> EXCERPTED RECORDS:
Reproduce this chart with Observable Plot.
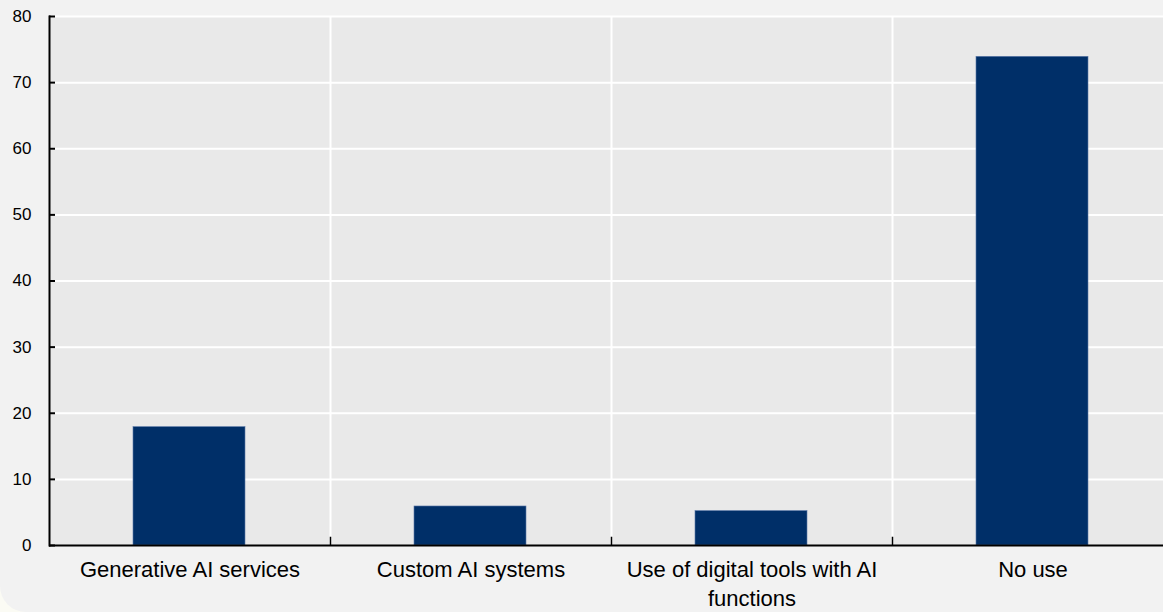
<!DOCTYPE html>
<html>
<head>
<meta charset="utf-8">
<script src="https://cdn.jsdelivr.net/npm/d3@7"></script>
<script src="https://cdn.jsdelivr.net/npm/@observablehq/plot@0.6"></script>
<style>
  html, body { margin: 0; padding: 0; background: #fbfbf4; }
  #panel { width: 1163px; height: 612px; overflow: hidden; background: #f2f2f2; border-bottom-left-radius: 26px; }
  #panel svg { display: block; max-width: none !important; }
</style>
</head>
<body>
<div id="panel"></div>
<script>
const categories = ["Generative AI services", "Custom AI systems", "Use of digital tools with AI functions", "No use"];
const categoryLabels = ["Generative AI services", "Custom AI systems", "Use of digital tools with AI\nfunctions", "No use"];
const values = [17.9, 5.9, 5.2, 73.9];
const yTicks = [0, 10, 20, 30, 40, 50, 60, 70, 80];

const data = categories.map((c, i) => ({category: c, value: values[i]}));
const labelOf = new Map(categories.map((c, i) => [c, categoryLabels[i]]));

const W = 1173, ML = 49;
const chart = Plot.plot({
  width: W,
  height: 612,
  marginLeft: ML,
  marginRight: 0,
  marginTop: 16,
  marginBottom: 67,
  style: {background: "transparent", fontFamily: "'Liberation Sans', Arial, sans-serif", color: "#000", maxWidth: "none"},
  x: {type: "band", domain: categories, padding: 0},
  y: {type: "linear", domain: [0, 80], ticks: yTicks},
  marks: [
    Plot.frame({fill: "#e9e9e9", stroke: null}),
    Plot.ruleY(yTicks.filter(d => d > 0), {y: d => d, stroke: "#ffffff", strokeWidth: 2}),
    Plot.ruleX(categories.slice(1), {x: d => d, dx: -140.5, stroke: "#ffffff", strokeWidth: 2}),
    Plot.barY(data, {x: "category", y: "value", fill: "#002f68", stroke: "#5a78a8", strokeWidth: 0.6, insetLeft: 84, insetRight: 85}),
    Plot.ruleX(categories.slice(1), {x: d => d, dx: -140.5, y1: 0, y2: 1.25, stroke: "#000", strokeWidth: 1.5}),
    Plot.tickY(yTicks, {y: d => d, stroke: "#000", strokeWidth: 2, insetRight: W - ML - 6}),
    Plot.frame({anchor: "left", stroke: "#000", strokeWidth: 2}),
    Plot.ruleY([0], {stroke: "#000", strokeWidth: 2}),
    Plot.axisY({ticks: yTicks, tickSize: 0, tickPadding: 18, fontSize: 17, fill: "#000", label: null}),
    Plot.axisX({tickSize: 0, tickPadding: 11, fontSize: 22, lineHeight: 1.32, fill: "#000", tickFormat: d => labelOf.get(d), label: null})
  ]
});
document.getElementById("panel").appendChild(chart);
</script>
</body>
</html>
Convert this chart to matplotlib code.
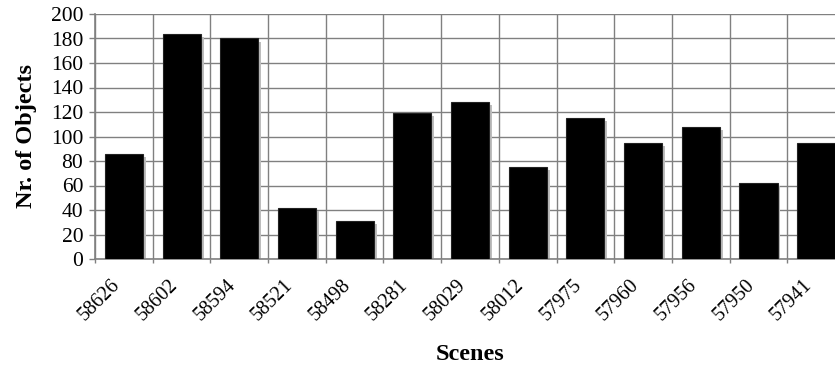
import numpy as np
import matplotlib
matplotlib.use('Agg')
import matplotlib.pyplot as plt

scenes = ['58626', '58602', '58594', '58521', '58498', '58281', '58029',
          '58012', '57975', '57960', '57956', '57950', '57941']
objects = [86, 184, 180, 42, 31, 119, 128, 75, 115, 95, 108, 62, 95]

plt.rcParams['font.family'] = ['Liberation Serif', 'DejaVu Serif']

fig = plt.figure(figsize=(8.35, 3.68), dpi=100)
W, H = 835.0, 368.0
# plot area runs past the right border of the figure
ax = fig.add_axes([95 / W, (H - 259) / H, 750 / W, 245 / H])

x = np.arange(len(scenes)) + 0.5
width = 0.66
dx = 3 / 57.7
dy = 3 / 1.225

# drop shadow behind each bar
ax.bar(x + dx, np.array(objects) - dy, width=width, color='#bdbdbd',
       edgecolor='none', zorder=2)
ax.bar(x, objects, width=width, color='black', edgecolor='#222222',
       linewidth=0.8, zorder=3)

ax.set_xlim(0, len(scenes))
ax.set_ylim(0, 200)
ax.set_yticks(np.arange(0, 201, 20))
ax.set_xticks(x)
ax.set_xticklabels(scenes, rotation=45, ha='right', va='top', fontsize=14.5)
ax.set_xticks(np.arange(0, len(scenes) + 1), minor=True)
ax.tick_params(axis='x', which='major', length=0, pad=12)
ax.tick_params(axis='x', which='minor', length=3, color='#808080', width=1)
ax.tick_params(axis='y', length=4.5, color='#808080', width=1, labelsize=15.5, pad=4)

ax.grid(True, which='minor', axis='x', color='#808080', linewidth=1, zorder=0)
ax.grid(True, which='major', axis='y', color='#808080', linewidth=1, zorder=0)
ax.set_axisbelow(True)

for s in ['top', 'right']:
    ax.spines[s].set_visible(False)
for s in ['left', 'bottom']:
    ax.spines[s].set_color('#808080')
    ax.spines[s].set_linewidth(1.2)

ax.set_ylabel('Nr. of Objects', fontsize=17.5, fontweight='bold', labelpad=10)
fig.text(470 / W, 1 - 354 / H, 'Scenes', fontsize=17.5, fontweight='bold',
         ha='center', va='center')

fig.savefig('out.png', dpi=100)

> GOAL OF THE EXERCISE:
The copy should hold exactly the lines from the line with "Convert this chart to matplotlib code." to the line with "108, 62, 95]", both ends in, set down without any pictures and with nothing added.

> RESULT FOR THIS TASK:
Convert this chart to matplotlib code.
import numpy as np
import matplotlib
matplotlib.use('Agg')
import matplotlib.pyplot as plt

scenes = ['58626', '58602', '58594', '58521', '58498', '58281', '58029',
          '58012', '57975', '57960', '57956', '57950', '57941']
objects = [86, 184, 180, 42, 31, 119, 128, 75, 115, 95, 108, 62, 95]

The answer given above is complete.